Failed to validate power driver interface. Can not delete instance. Error: SSH connection
cannot be established: Failed to establish SSH connection to host 192.168.23.1. (HTTP 500)

To see which parameters are missing, run ironic node-validate <node>. You might see something like this:

$ ironic node-validate 94066ef2-8604-4041-962b-d68ccc5fdf4a  
+------------+--------+------------------------------------------------------------------------------------------------+  
| Interface  | Result | Reason                                                                                         |  
+------------+--------+------------------------------------------------------------------------------------------------+  
| boot       | True   |                                                                                                |  
| console    | False  | Missing 'ssh_terminal_port' parameter in node's 'driver_info'                                  |  
| deploy     | True   |                                                                                                |  
| inspect    | True   |                                                                                                |  
| management | True   |                                                                                                |  
| power      | False  | SSH connection cannot be established: Failed to establish SSH connection to host 192.168.23.1. |  
| raid       | True   |                                                                                                |  
+------------+--------+------------------------------------------------------------------------------------------------+  

The provided SSH credentials are incorrect.

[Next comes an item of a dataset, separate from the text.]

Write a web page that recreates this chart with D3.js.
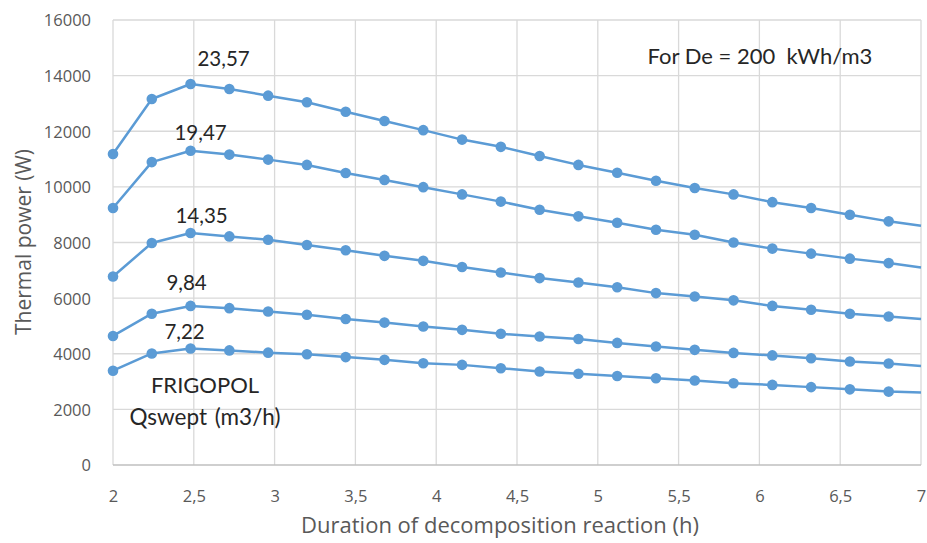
<!DOCTYPE html>
<html>
<head>
<meta charset="utf-8">
<script src="https://cdn.jsdelivr.net/npm/d3@7/dist/d3.min.js"></script>
<style>
  html, body { margin: 0; padding: 0; background: #fff; }
  svg { display: block; }
</style>
</head>
<body>
<svg id="chart" width="927" height="543"></svg>
<script>
// ---- data ----
const durations = [2.00, 2.24, 2.48, 2.72, 2.96, 3.20, 3.44, 3.68, 3.92, 4.16, 4.40,
                   4.64, 4.88, 5.12, 5.36, 5.60, 5.84, 6.08, 6.32, 6.56, 6.80, 7.00];
const seriesNames = ["23,57", "19,47", "14,35", "9,84", "7,22"];
const power_23_57 = [11180, 13160, 13700, 13520, 13280, 13040, 12700, 12370, 12040, 11700, 11440,
                     11110, 10790, 10510, 10220, 9960, 9730, 9450, 9240, 9000, 8760, 8600];
const power_19_47 = [9240, 10890, 11300, 11160, 10980, 10790, 10500, 10250, 9990, 9730, 9470,
                     9180, 8940, 8710, 8460, 8280, 8000, 7780, 7600, 7420, 7260, 7100];
const power_14_35 = [6780, 7980, 8340, 8220, 8100, 7910, 7720, 7520, 7340, 7120, 6920,
                     6720, 6560, 6390, 6180, 6060, 5920, 5720, 5580, 5440, 5340, 5250];
const power_9_84  = [4640, 5440, 5720, 5640, 5520, 5400, 5250, 5120, 4980, 4860, 4720,
                     4620, 4530, 4390, 4260, 4140, 4030, 3940, 3840, 3720, 3650, 3560];
const power_7_22  = [3390, 4010, 4190, 4120, 4040, 3980, 3880, 3780, 3660, 3600, 3480,
                     3360, 3280, 3200, 3120, 3040, 2940, 2880, 2800, 2720, 2640, 2610];
const allSeries = [power_23_57, power_19_47, power_14_35, power_9_84, power_7_22];
const xTicks = [2, 2.5, 3, 3.5, 4, 4.5, 5, 5.5, 6, 6.5, 7];
const xTickLabels = ["2", "2,5", "3", "3,5", "4", "4,5", "5", "5,5", "6", "6,5", "7"];
const yTicks = [0, 2000, 4000, 6000, 8000, 10000, 12000, 14000, 16000];
const xTitle = "Duration of decomposition reaction (h)";
const yTitle = "Thermal power (W)";
const noteText = "For De = 200\u00a0 kWh/m3";
const legendLines = ["FRIGOPOL", "Qswept (m3/h)"];
const peakIndex = 2; // where labels sit

// ---- layout ----
const svg = d3.select("#chart");
const L = 113, R = 921, T = 20, B = 465;
const x = d3.scaleLinear().domain([2, 7]).range([L, R]);
const y = d3.scaleLinear().domain([0, 16000]).range([B, T]);
const font = "Lato, 'Open Sans', sans-serif";
const axisFont = "'Open Sans', sans-serif";
const blue = "#5b9bd5";

// gridlines
const g = svg.append("g");
g.selectAll(".vg").data(xTicks).join("line")
  .attr("x1", d => x(d)).attr("x2", d => x(d))
  .attr("y1", T).attr("y2", B)
  .attr("stroke", "#d9d9d9").attr("stroke-width", 1.3);
g.selectAll(".hg").data(yTicks).join("line")
  .attr("x1", L).attr("x2", R)
  .attr("y1", d => y(d)).attr("y2", d => y(d))
  .attr("stroke", d => d === 0 ? "#bfbfbf" : "#d9d9d9").attr("stroke-width", 1.3);

// axes (tick labels only)
const xAxis = d3.axisBottom(x).tickValues(xTicks)
  .tickFormat((d, i) => xTickLabels[i]).tickSize(0).tickPadding(0);
const xa = svg.append("g").attr("transform", `translate(0,${B})`).call(xAxis);
xa.select(".domain").remove();
xa.selectAll("text").attr("dy", 0).attr("y", 37)
  .attr("font-family", axisFont).attr("font-size", 16.5).attr("fill", "#595959");

const yAxis = d3.axisLeft(y).tickValues(yTicks).tickFormat(d3.format("d")).tickSize(0).tickPadding(0);
const ya = svg.append("g").attr("transform", `translate(91,0)`).call(yAxis);
ya.select(".domain").remove();
ya.selectAll("text").attr("dy", "0.36em").attr("x", 0)
  .attr("font-family", axisFont).attr("font-size", 16.5).attr("fill", "#595959");

// titles
svg.append("text").attr("x", 500).attr("y", 533)
  .attr("text-anchor", "middle").attr("font-family", axisFont).attr("font-size", 22)
  .attr("fill", "#595959").text(xTitle);
svg.append("text").attr("transform", `translate(31,242) rotate(-90)`)
  .attr("text-anchor", "middle").attr("font-family", axisFont).attr("font-size", 21)
  .attr("fill", "#595959").text(yTitle);

// lines + markers
const line = d3.line().x((d, i) => x(durations[i])).y(d => y(d));
allSeries.forEach((s, si) => {
  svg.append("path").datum(s).attr("d", line)
    .attr("fill", "none").attr("stroke", blue).attr("stroke-width", 2.5)
    .attr("stroke-linejoin", "round");
  svg.append("g").selectAll("circle").data(s.slice(0, s.length - 1)).join("circle")
    .attr("cx", (d, i) => x(durations[i])).attr("cy", d => y(d)).attr("r", 5.3)
    .attr("fill", blue);
});

// series labels above peaks
const labelDx = [33, 10, 11, -4, -6];
const labelDy = [-18, -11, -10, -16, -9];
seriesNames.forEach((n, si) => {
  svg.append("text")
    .attr("x", x(durations[peakIndex]) + labelDx[si])
    .attr("y", y(allSeries[si][peakIndex]) + labelDy[si])
    .attr("text-anchor", "middle").attr("font-family", font).attr("font-size", 20.5)
    .attr("fill", "#262626").text(n);
});

// legend-like annotation
svg.append("text").attr("x", 205).attr("y", 393).attr("text-anchor", "middle")
  .attr("font-family", font).attr("font-size", 22).attr("fill", "#262626").text(legendLines[0]);
svg.append("text").attr("x", 205).attr("y", 425).attr("text-anchor", "middle")
  .attr("font-family", font).attr("font-size", 22.5).attr("fill", "#262626")
  .attr("word-spacing", 2).text(legendLines[1]);

// note
svg.append("text").attr("x", 760).attr("y", 64).attr("text-anchor", "middle")
  .attr("font-family", font).attr("font-size", 22).attr("fill", "#262626").text(noteText);
</script>
</body>
</html>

This is the part that Juan Antonio Osorio Robles (@jaosorior on IRC) worked on, but apparently it seemed that our system did not have the right credentials.

The steps he took to fix it were: 1. Added the undercloud public key to the authorized keys of the host server 2. Added the private key of the undercloud to Ironic. For each node do something like:

ironic node-update <node_uuid> add driver_info/ssh_key_contents="$(cat .ssh/id_rsa)"

With this in place, we were finally able to complete the operations we wanted to do.